Massive upside if oil prices come roaring back
Matt DiLallo (Whiting Petroleum): The oil market downturn shook leading Bakken shale oil producer Whiting Petroleum to its core. That's because the collapse in oil prices occurred right after the company unveiled a bold move to buy rival Bakken driller Kodiak Oil and Gas for $6 billion in a deal that made it the region's largest oil producer. That transaction, though, came back to bite the company big time because it added a significant amount of debt to its already stretched balance sheet. That troubling financial situation is a key reason why the stock is down more than 90% over the past few years.
The company, however, spent much of the market downturn shoring up its balance sheet and driving down costs so it could better manage lower oil prices.
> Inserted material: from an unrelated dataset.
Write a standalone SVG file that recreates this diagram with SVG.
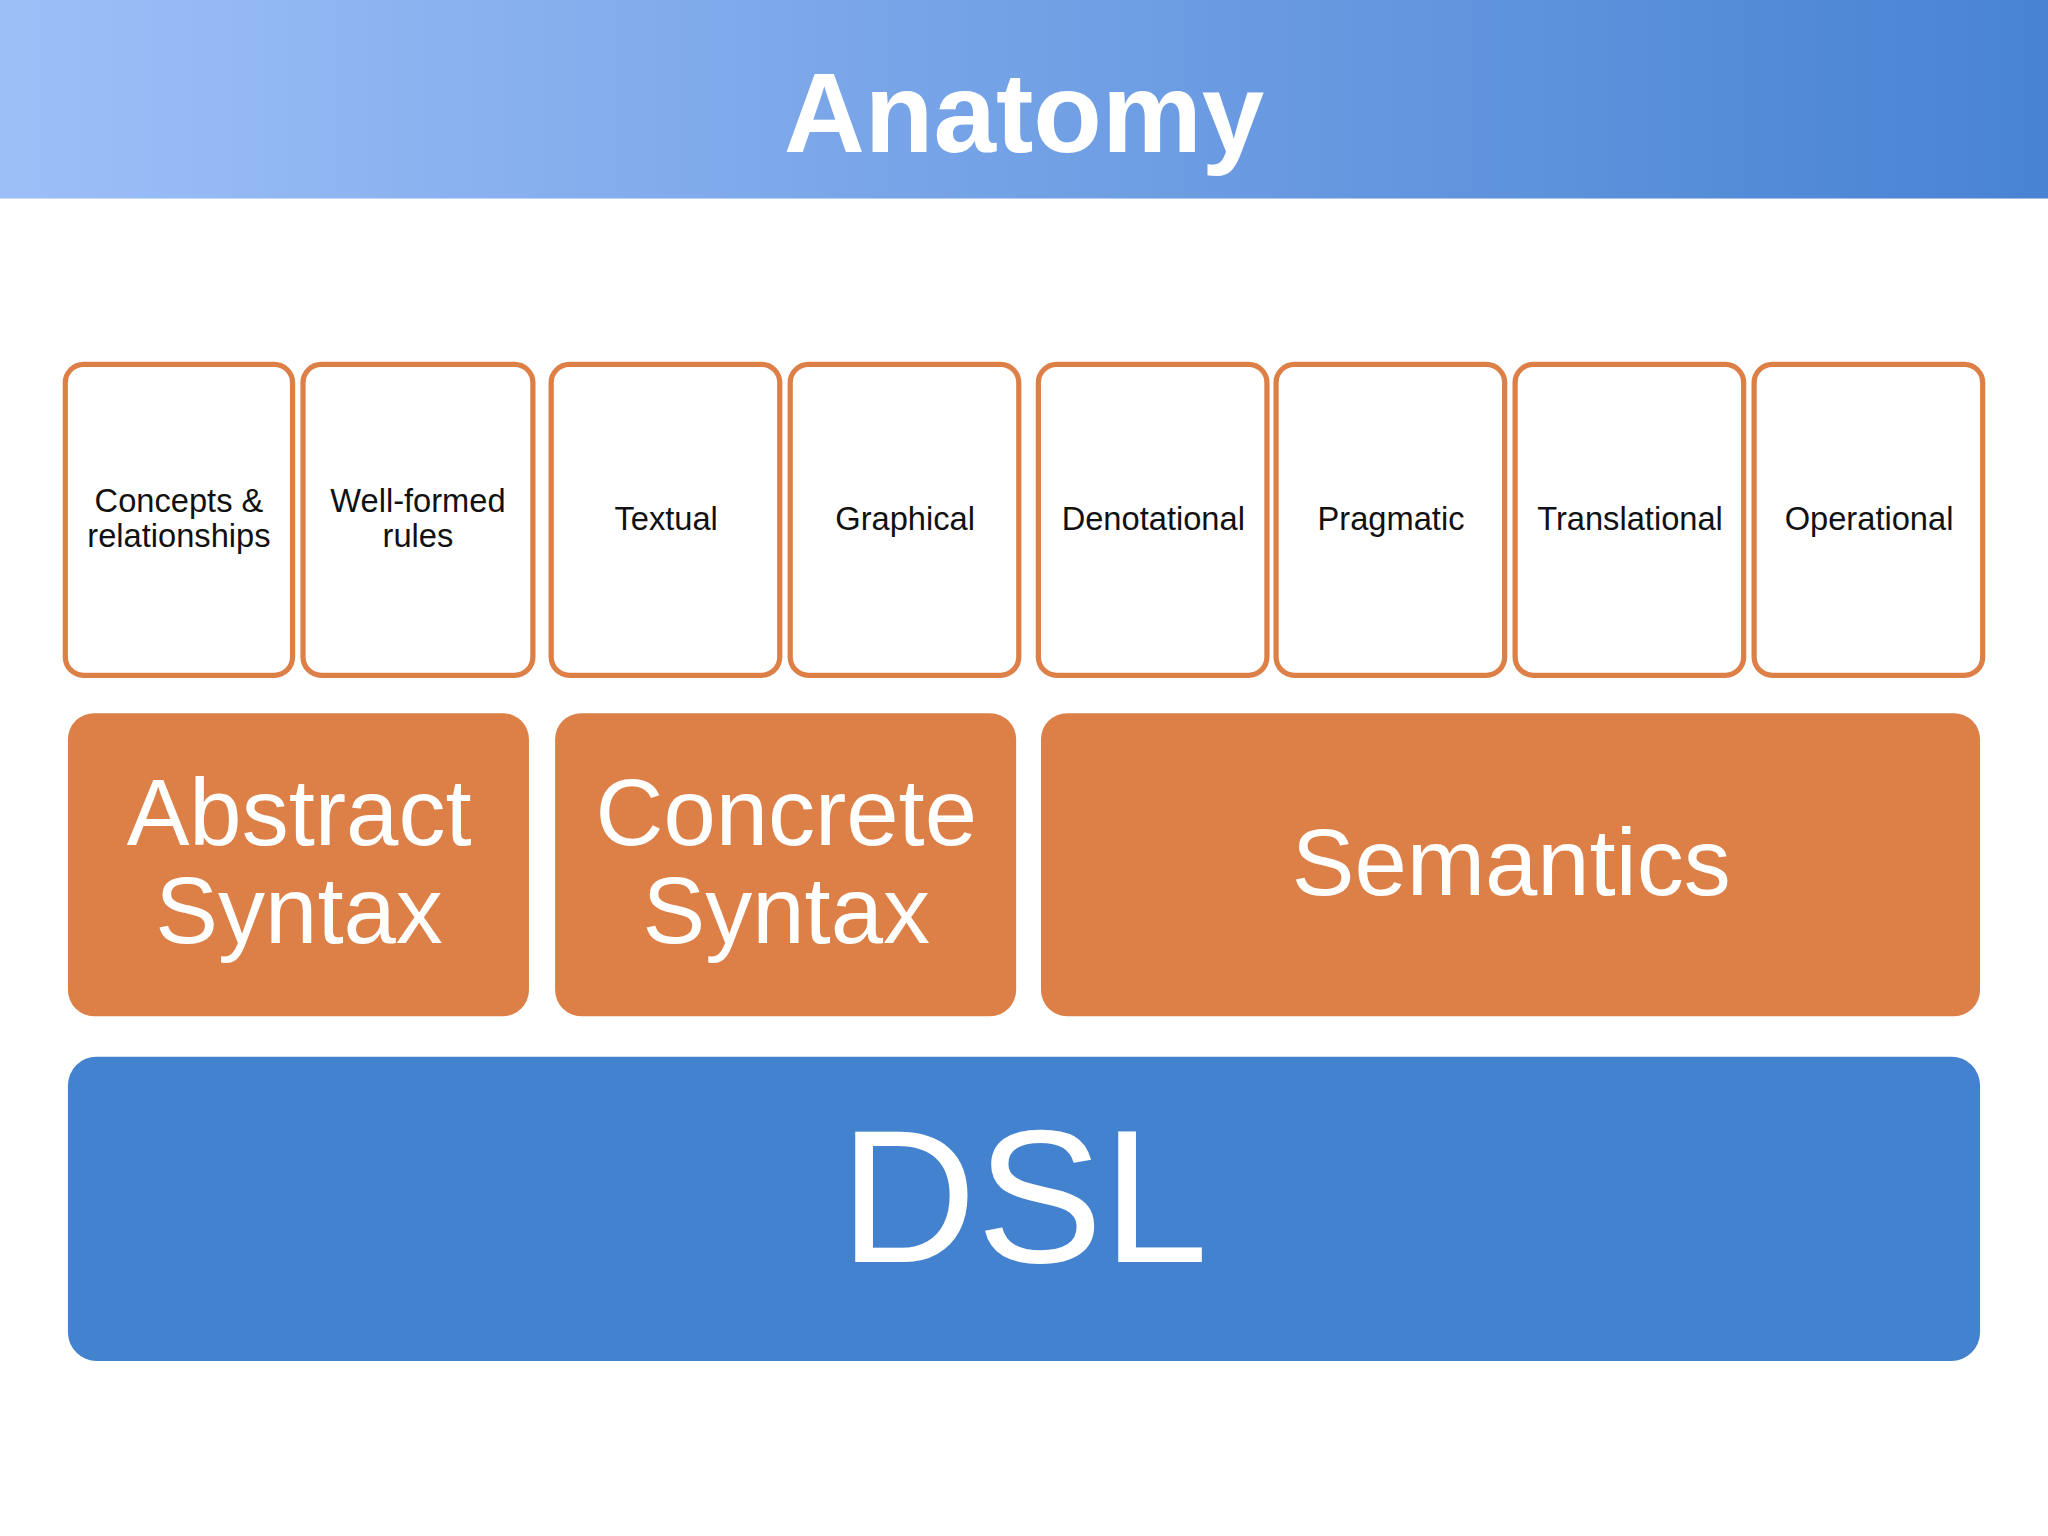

It has made tremendous progress, having already slashed debt 42% over the past year. Because of that, Whiting was in the position where it could increase spending on new wells this year, which would reverse its production decline. In fact, the company's current budget is double last year's level and should lead to a 23% increase in production by year-end.
There's just one problem with that plan: It requires an average oil price of $55 per barrel to balance cash flow with capex. At the moment, crude is currently $10 a barrel below that level, which means Whiting is on pace to add debt back to its balance sheet. That's not something it can afford to do since the company has $1.5 billion in debt coming due over the next three years. This situation has investors worried that Whiting will continue struggling, which is why the stock has plunged 50% this year.
That said, Whiting Petroleum's stock could bounce back quickly if oil rebounds. That makes it a compelling option for ambitious investors who are bullish on oil prices because they could make a boatload of money if oil cooperates.